# Need help with a Lamp project.



## Eddinberry (Dec 3, 2006)

So the 'ol Lady and I are in Murano Italy taking a tour of a glass Blowing operation that's been around for many decades.

She gets a wild hair and falls in Love with this lamp that is older than electricity, and has been converted as it used to hang in St Marks Bassilica.

I write the check, it gets boxed up and delivered.
The thing IS gorgeous and I can't blame her.



Fast forward to the now.

I gotta hang the thing and make it work in the new hootch.


I need a plate to cover the termination point in the ceiling, and it has to be "Stylish".


I also need the chain to hang it, and some sort of elegant mount for the bulb in the lamp.


Been searching the web, but I keep finding the same old stuff that ain't any help.

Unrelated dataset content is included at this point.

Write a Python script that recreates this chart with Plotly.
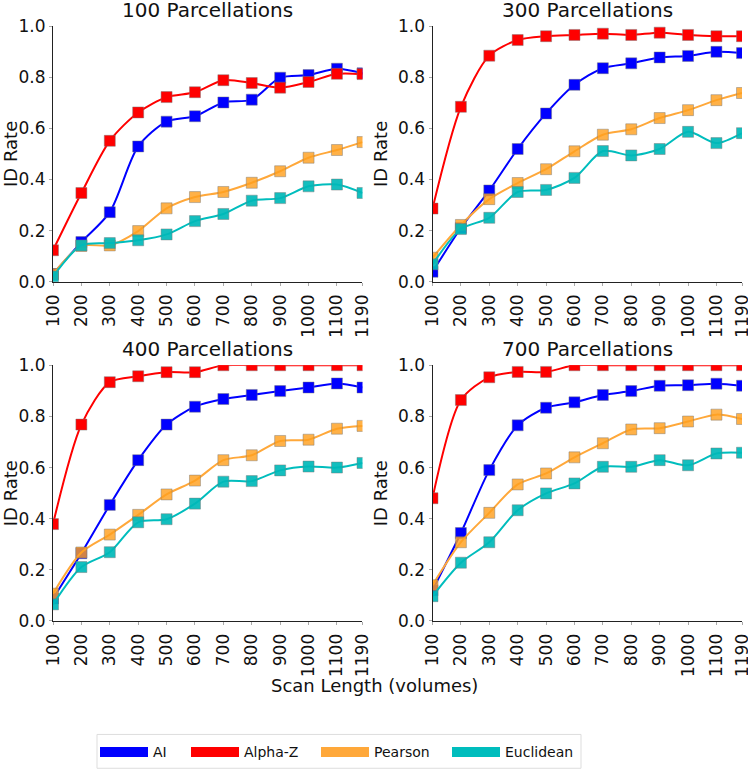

Any and all ideas would be appreciated.
I really am at a loss on this one.



Many thanks!!!
Eddinberry


----------



## Archdean (Jul 15, 2004)

Non molto di continuare il jarhead ma l'assegno fuori dalla maglia e vede se lei può fare suo felice!! 

Qui


----------



## Eddinberry (Dec 3, 2006)

Massimo Deano,

Gratzie Mille!!!

Patricio


----------



## Fordfarm (Dec 27, 2005)

HEY! This is AMERICA! DANG IT! Speak ENGLISH!


----------